The best way to start your day is right here at Landof10.com as we prepare you for everything you need to know about Iowa sports. We’ll share our Hawkeyes Wake-Up Call here with you at 8:30 a.m (ET) Monday through Friday.
So let’s get to it. Here is your Wake-Up Call for Thursday, Sept. 22.
Homecoming king out for vengeance
Iowa running back Akrum Wadley grew up 15 minutes from Rutgers. He attended Weequahic High School in New Jersey.
He’s excited about his homecoming when the Hawkeyes play Rutgers on Saturday. He said it’s the only positive thing about this week after the frustrating loss to North Dakota State last week.
But this is more than a chance to play in front of friends and family. It’s a chance to make a statement.
Wadley wasn’t offered a scholarship by Rutgers out of high school. The question to clarify if that was the case went all of two words before Wadley interrupts.

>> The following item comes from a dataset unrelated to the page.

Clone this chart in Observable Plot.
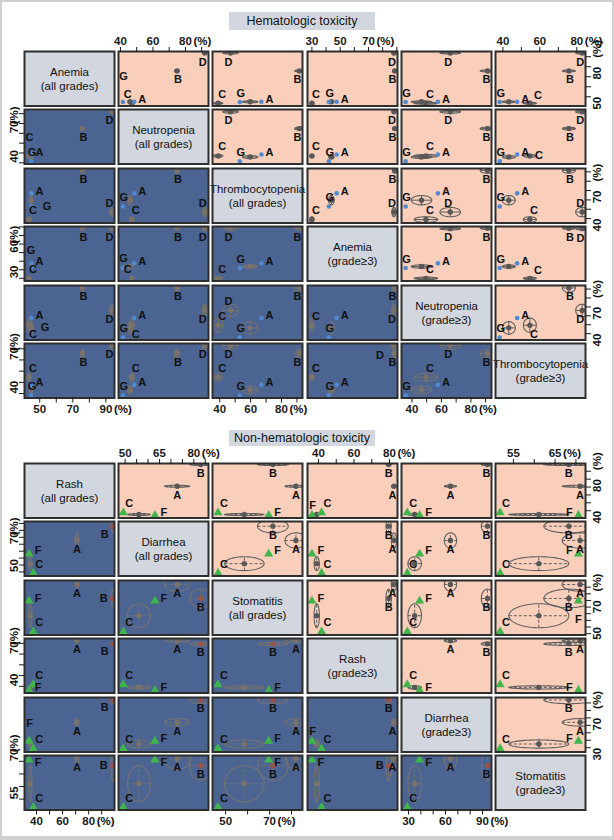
<!DOCTYPE html>
<html>
<head>
<meta charset="utf-8">
<script src="https://cdn.jsdelivr.net/npm/d3@7"></script>
<script src="https://cdn.jsdelivr.net/npm/@observablehq/plot@0.6"></script>
<style>
html,body{margin:0;padding:0;background:#fff;}
#root{position:relative;width:614px;height:840px;overflow:hidden;background:#fff;font-family:"Liberation Sans",Arial,Helvetica,sans-serif;}
.panel{position:absolute;line-height:0;}
.hdr{position:absolute;left:229px;width:146px;background:#d2d7df;color:#111;font-size:12.5px;text-align:center;white-space:nowrap;overflow:visible;}
.edge{position:absolute;left:0;top:0;width:614px;height:840px;box-sizing:border-box;border:2px solid #d0d0d0;border-bottom-width:4px;pointer-events:none;}
</style>
</head>
<body>
<div id="root">
  <div class="hdr" style="top:12px;height:18px;line-height:18px;">Hematologic toxicity</div>
  <div class="hdr" style="top:430px;height:16px;line-height:16px;">Non-hematologic toxicity</div>
</div>
<script>
// ================= DATA: hematologic toxicity (top matrix) =================
const hemaVariables = [["Anemia","(all grades)"],["Neutropenia","(all grades)"],["Thrombocytopenia","(all grades)"],
                       ["Anemia","(grade\u22653)"],["Neutropenia","(grade\u22653)"],["Thrombocytopenia","(grade\u22653)"]];
const hemaStudies = ["A","B","C","D","E","G"];
const hemaObserved = ["A","G"];
const hemaUnlabelled = ["E"];
// incidence (%) per variable, order as hemaVariables
const hemaA = [45.0, 48.5, 67.0, 47.5, 57.6, 47.7];
const hemaB = [75.8, 74.8, 91.5, 88.5, 91.3, 75.7];
const hemaC = [43.5, 47.0, 39.0, 30.0, 49.5, 54.6];
const hemaD = [93.6, 91.9, 47.0, 88.0, 66.0, 82.9];
const hemaE = [45.0, 45.9, 59.7, 43.8, 46.5, 43.2];
const hemaG = [44.8, 41.5, 53.0, 42.0, 35.7, 38.3];
// uncertainty (%) of estimated values
const hemaSdA = [0, 0, 0, 0, 0, 0];
const hemaSdB = [1, 1.5, 3, 1.5, 5, 3.5];
const hemaSdC = [1, 1.5, 3, 1.5, 8, 3.5];
const hemaSdD = [1, 1.5, 5, 1.5, 7, 3.5];
const hemaSdE = [1, 1.5, 5, 2, 7, 3.5];
const hemaSdG = [0, 0, 0, 0, 0, 0];
const hemaDomains = [[40.8,95.2],[38.8,94.2],[35.3,93.6],[26.9,90.5],[32.9,94.0],[36.0,84.7]];
const hemaXTicks = [[50,60,70,80,90],[40,50,60,70,80,90],[40,50,60,70,80,90],[30,40,50,60,70,80,90],[40,50,60,70,80,90],[40,50,60,70,80]];
const hemaXTickLabels = [[50,70,90],[40,60,80],[40,60,80],[30,50,70],[40,60,80],[40,60,80]];
const hemaYTicks = [[50,60,70,80,90],[40,50,60,70,80,90],[40,50,60,70,80,90],[30,40,50,60,70,80,90],[40,50,60,70,80,90],[40,50,60,70,80]];
const hemaYTickLabels = [[50,80],[40,70],[40,70],[30,60],[40,70],[40,70]];

// ================= DATA: non-hematologic toxicity (bottom matrix) =================
const nonhemaVariables = [["Rash","(all grades)"],["Diarrhea","(all grades)"],["Stomatitis","(all grades)"],
                          ["Rash","(grade\u22653)"],["Diarrhea","(grade\u22653)"],["Stomatitis","(grade\u22653)"]];
const nonhemaStudies = ["A","B","C","E","F"];
const nonhemaObserved = ["C","F"];
const nonhemaUnlabelled = ["E"];
const nonhemaA = [71.0, 72.7, 82.0, 82.5, 64.0, 71.0];
const nonhemaB = [98.5, 83.0, 71.5, 79.5, 94.0, 68.3];
const nonhemaC = [37.5, 49.2, 46.5, 41.7, 29.0, 51.8];
const nonhemaE = [35.2, 56.0, 58.5, 39.0, 35.0, 61.1];
const nonhemaF = [34.3, 63.0, 69.6, 36.3, 39.0, 70.6];
const nonhemaSdA = [1.3, 5.5, 5, 1.5, 5, 4.3];
const nonhemaSdB = [1.3, 4.8, 7, 1.5, 5, 6];
const nonhemaSdC = [0, 0, 0, 0, 0, 0];
const nonhemaSdE = [1.3, 5, 9, 1.5, 5.5, 7.2];
const nonhemaSdF = [0, 0, 0, 0, 0, 0];
const nonhemaDomains = [[30.8,99.8],[47.1,86.4],[44.0,85.0],[33.8,84.5],[24.3,97.3],[50.7,72.3]];
const nonhemaXTicks = [[40,50,60,70,80,90],[50,55,60,65,70,75,80,85],[50,60,70,80],[40,50,60,70,80],[30,40,50,60,70,80,90],[55,60,65,70]];
const nonhemaXTickLabels = [[40,60,80],[50,65,80],[50,70],[40,60,80],[30,60,90],[55,65]];
const nonhemaYTicks = [[40,50,60,70,80,90],[50,55,60,65,70,75,80,85],[45,50,55,60,65,70,75,80],[40,50,60,70,80],[30,40,50,60,70,80,90],[55,60,65,70]];
const nonhemaYTickLabels = [[40,80],[50,70],[50,70],[40,70],[30,70],[55,70]];

// ================= LAYOUT / STYLE =================
const W = 90, H = 54.5, PX = 94.2, PY = 58.5, X0 = 24;
const PEACH = "#f9cfbb", NAVY = "#4b6492", DIAG = "#d2d6de", BORDER = "#2e2e2e";
const BLUE = "#4f8ad2", GREEN = "#3fb54b", RED = "#9a5247";
const FONT = '"Liberation Sans", Arial, Helvetica, sans-serif';
const ALT_OFFSETS = [[0, -10], [0, 10], [9, 0], [-9, 0], [8, -8], [8, 8], [-8, -8], [-8, 8],
                     [0, -18], [0, 18], [16, 0], [-16, 0], [14, -10], [14, 10], [-14, -10], [-14, 10],
                     [20, 0], [-20, 0], [8, -18], [8, 18], [0, -26], [0, 26]];

function ellipsePoints(d) {
  const pts = [];
  for (let k = 0; k <= 64; k++) {
    const t = 2 * Math.PI * k / 64;
    pts.push({id: d.id, x: d.x + d.sx * Math.cos(t), y: d.y + d.sy * Math.sin(t)});
  }
  return pts;
}

// place point labels near their points, avoiding each other and the panel edge
function placeLabels(pts, offsets, xd, yd) {
  const kx = W / (xd[1] - xd[0]), ky = H / (yd[1] - yd[0]);
  const placed = [];
  return pts.map(d => {
    const px = (d.x - xd[0]) * kx, py = (yd[1] - d.y) * ky;
    const pref = offsets[d.id];
    const cands = [pref, [pref[0], -pref[1]], [-pref[0], pref[1]], [-pref[0], -pref[1]], ...ALT_OFFSETS];
    let best = null;
    for (const [dx, dy] of cands) {
      const lx = Math.max(5, Math.min(W - 5, px + dx)), ly = py + dy;
      if (Math.abs(lx - (px + dx)) > 3) continue;
      if (ly < 6 || ly > H - 5) continue;
      if (placed.some(q => Math.abs(q[0] - lx) < 10.5 && Math.abs(q[1] - ly) < 11)) continue;
      best = [lx, ly];
      break;
    }
    if (!best) best = [Math.max(5, Math.min(W - 5, px + pref[0])), Math.max(6, Math.min(H - 5, py + pref[1]))];
    placed.push(best);
    return {id: d.id, x: xd[0] + best[0] / kx, y: yd[1] - best[1] / ky};
  });
}

function buildMatrix(root, m) {
  for (let r = 0; r < 6; r++) for (let c = 0; c < 6; c++) {
    const left = X0 + c * PX, top = m.top + r * PY;
    const diag = r === c, upper = c > r;
    const axTop = r === 0 && c % 2 === 1, axBottom = r === 5 && c % 2 === 0;
    const axLeft = c === 0 && r % 2 === 1, axRight = c === 5 && r % 2 === 0;
    const mT = axTop ? 28 : 2, mB = axBottom ? 26 : 2, mL = axLeft ? 28 : 2, mR = axRight ? 28 : 2;
    const xd = m.domains[c], yd = m.domains[r];
    const marks = [Plot.frame({fill: diag ? DIAG : upper ? PEACH : NAVY})];
    if (diag) {
      marks.push(Plot.text([m.names[r].join("\n")], {text: d => d, frameAnchor: "middle", fontSize: 11.5, lineHeight: 1.2, fill: "#111"}));
    } else {
      const pts = m.studies.map(s => ({id: s.id, obs: s.obs, lab: s.lab, x: s.vals[c], y: s.vals[r], sx: s.sd[c], sy: s.sd[r]}));
      const est = pts.filter(p => !p.obs), obs = pts.filter(p => p.obs);
      const ellColor = upper ? "#5e5e5e" : "#747270";
      const dotColor = upper ? "#585858" : "#7a716a";
      marks.push(Plot.line(est.flatMap(ellipsePoints), {x: "x", y: "y", z: "id", stroke: ellColor, strokeWidth: 1.1, clip: true}));
      marks.push(Plot.link(est, {x1: d => d.x - d.sx, x2: d => d.x + d.sx, y1: "y", y2: "y", stroke: ellColor, strokeWidth: 1, strokeDasharray: m.dash, clip: true}));
      marks.push(Plot.link(est, {x1: "x", x2: "x", y1: d => d.y - d.sy, y2: d => d.y + d.sy, stroke: ellColor, strokeWidth: 1, strokeDasharray: m.dash, clip: true}));
      const redIds = (!upper && m.redLower) ? m.redLower : [];
      marks.push(Plot.dot(est.filter(p => !redIds.includes(p.id)), {x: "x", y: "y", r: 2.7, fill: dotColor, clip: true}));
      marks.push(Plot.dot(est.filter(p => redIds.includes(p.id)), {x: "x", y: "y", r: 2.7, fill: RED, clip: true}));
      if (m.obsSymbol === "triangle") {
        marks.push(Plot.dot(obs, {x: "x", y: "y", r: 3.4, symbol: "triangle", fill: GREEN, clip: true}));
      } else {
        marks.push(Plot.dot(obs, {x: "x", y: "y", r: 2.3, fill: BLUE, clip: true}));
      }
      const labs = placeLabels(pts.filter(p => p.lab), m.offsets, xd, yd);
      marks.push(Plot.text(labs, {x: "x", y: "y", text: "id", fontSize: 11, fontWeight: "bold", fill: "#111", clip: true}));
    }
    marks.push(Plot.frame({stroke: BORDER, strokeWidth: 2}));
    const lab = (list) => (d => list.includes(d) ? String(d) : "");
    if (axTop) {
      marks.push(Plot.axisX({anchor: "top", ticks: m.xTicks[c], tickSize: 5, tickPadding: 2, tickFormat: lab(m.xLabels[c]), fontSize: 11.5, fontWeight: "bold"}));
      marks.push(Plot.text([m.xLabels[c][m.xLabels[c].length - 1]], {x: d => d, frameAnchor: "top", dy: -7, dx: 8, textAnchor: "start", lineAnchor: "bottom", text: () => "(%)", fontSize: 11.5, fontWeight: "bold", fill: "#111"}));
    }
    if (axBottom) {
      marks.push(Plot.axisX({anchor: "bottom", ticks: m.xTicks[c], tickSize: 5, tickPadding: 2, tickFormat: lab(m.xLabels[c]), fontSize: 11.5, fontWeight: "bold"}));
      marks.push(Plot.text([m.xLabels[c][m.xLabels[c].length - 1]], {x: d => d, frameAnchor: "bottom", dy: 7, dx: 8, textAnchor: "start", lineAnchor: "top", text: () => "(%)", fontSize: 11.5, fontWeight: "bold", fill: "#111"}));
    }
    if (axLeft) {
      marks.push(Plot.axisY({anchor: "left", ticks: m.yTicks[r], tickSize: 5, tickFormat: () => ""}));
      marks.push(Plot.text(m.yLabels[r], {y: d => d, frameAnchor: "left", dx: -7, rotate: -90, lineAnchor: "bottom", text: d => String(d), fontSize: 11.5, fontWeight: "bold", fill: "#111"}));
      marks.push(Plot.text([m.yLabels[r][m.yLabels[r].length - 1]], {y: d => d, frameAnchor: "left", dx: -7, dy: -9, rotate: -90, textAnchor: "start", lineAnchor: "bottom", text: () => "(%)", fontSize: 11.5, fontWeight: "bold", fill: "#111"}));
    }
    if (axRight) {
      marks.push(Plot.axisY({anchor: "right", ticks: m.yTicks[r], tickSize: 5, tickFormat: () => ""}));
      marks.push(Plot.text(m.yLabels[r], {y: d => d, frameAnchor: "right", dx: 7, rotate: -90, lineAnchor: "top", text: d => String(d), fontSize: 11.5, fontWeight: "bold", fill: "#111"}));
      marks.push(Plot.text([m.yLabels[r][m.yLabels[r].length - 1]], {y: d => d, frameAnchor: "right", dx: 7, dy: -9, rotate: -90, textAnchor: "start", lineAnchor: "top", text: () => "(%)", fontSize: 11.5, fontWeight: "bold", fill: "#111"}));
    }
    const xOpt = {domain: xd, label: null}, yOpt = {domain: yd, label: null};
    if (!(axTop || axBottom)) xOpt.axis = null;
    if (!(axLeft || axRight)) yOpt.axis = null;
    const svg = Plot.plot({
      width: W + mL + mR, height: H + mT + mB,
      marginTop: mT, marginBottom: mB, marginLeft: mL, marginRight: mR,
      x: xOpt, y: yOpt,
      style: {fontFamily: FONT, fontSize: "11.5px", color: "#1a1a1a", background: "transparent", overflow: "visible"},
      marks
    });
    const div = document.createElement("div");
    div.className = "panel";
    div.style.left = (left - mL) + "px";
    div.style.top = (top - mT) + "px";
    div.appendChild(svg);
    root.appendChild(div);
  }
}

function makeStudies(ids, valsList, sdList, observed, unlabelled) {
  return ids.map((id, i) => ({id, vals: valsList[i], sd: sdList[i], obs: observed.includes(id), lab: !unlabelled.includes(id)}));
}

const root = document.getElementById("root");
buildMatrix(root, {
  top: 50.7,
  names: hemaVariables,
  domains: hemaDomains,
  xTicks: hemaXTicks, xLabels: hemaXTickLabels, yTicks: hemaYTicks, yLabels: hemaYTickLabels,
  studies: makeStudies(hemaStudies, [hemaA, hemaB, hemaC, hemaD, hemaE, hemaG],
                       [hemaSdA, hemaSdB, hemaSdC, hemaSdD, hemaSdE, hemaSdG], hemaObserved, hemaUnlabelled),
  obsSymbol: "dot",
  dash: null,
  offsets: {A: [8, -2], B: [1, 9], C: [4, -9], D: [-2, 9], G: [1, -9]}
});
buildMatrix(root, {
  top: 462.7,
  names: nonhemaVariables,
  domains: nonhemaDomains,
  xTicks: nonhemaXTicks, xLabels: nonhemaXTickLabels, yTicks: nonhemaYTicks, yLabels: nonhemaYTickLabels,
  studies: makeStudies(nonhemaStudies, [nonhemaA, nonhemaB, nonhemaC, nonhemaE, nonhemaF],
                       [nonhemaSdA, nonhemaSdB, nonhemaSdC, nonhemaSdE, nonhemaSdF], nonhemaObserved, nonhemaUnlabelled),
  obsSymbol: "triangle",
  dash: "3,2",
  redLower: ["B"],
  offsets: {A: [0, 9], B: [0, 9], C: [6, -9], F: [9, -3]}
});
const edge = document.createElement("div");
edge.className = "edge";
root.appendChild(edge);
</script>
</body>
</html>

“Yeah,” he said, knowing the rest of the sentence before it was finished.
This game is personal for Wadley. He talked a few times with the Rutgers staff, but that was it. It’s one thing when there is an offer from the in-state school and a player goes somewhere else. That departure is on the player’s terms. When a team doesn’t offer ,a player doesn’t have any other choice.
This is a game where Wadley will be looking to make a statement. That much is assured.
The perfect gift
Rutgers head coach Chris Ash grew up in Ottumwa, Iowa. Like lots of boys in southeast Iowa, he grew up an Iowa fan. In fact, he was such a big fan that his family made it a point to get him plenty of Hawkeye memorabilia.
“It was an autographed Chuck Long football. Chuck was playing at Iowa, and I believe it was 1985,” Ash said. “I actually went on to work for Chuck at San Diego State also, so that was one of my best birthday gifts. It was a birthday/Christmas because my birthday is Dec. 24th.”
Ash is the second straight opposing head coach to grow up an Iowa fan.
It’s big week in the Niemann household. Jay, the father, is the Rutgers defensive coordinator. His son, Ben, is a starting linebacker for Iowa. Another son, Nick, is redshirting for the Hawkeyes this season.
The Niemann family showdown is a rarity, and a question about it truly tied up Iowa coach Kirk Ferentz.
He was asked if he’s prepared himself for the day if he ever coaches against one of his sons.
“Oh, geez. No, I haven’t,” Ferentz said. “No, I have not prepared for that. I can answer that. No, I have not prepared for it. I’ll push that one off for a couple months, too.”
The imitation game
Who did Michigan State football coach Mark Dantonio want to mold his team after when he became the Spartan coach? Iowa and Wisconsin, according to Chris Solari of the Detroit Free Press.
Dantonio studied Iowa because Ferentz took a program from the bottom of the Big Ten to the top of the league, but the similarities between the coaches and programs extend beyond that.
Iowa tries to win by controlling the line of scrimmage and limiting mistakes, as does Wisconsin. It’s a time-tested formula for success, especially in the Big Ten.
It may not be the most entertaining brand of football, but it’s worked for the Hawkeyes. It’s worked for the Badgers, and it’s worked for the Spartans.
In fact, it works for plenty of programs over the northern part of the country — read places that must deal with winter and cold weather late in the season — regardless of conference.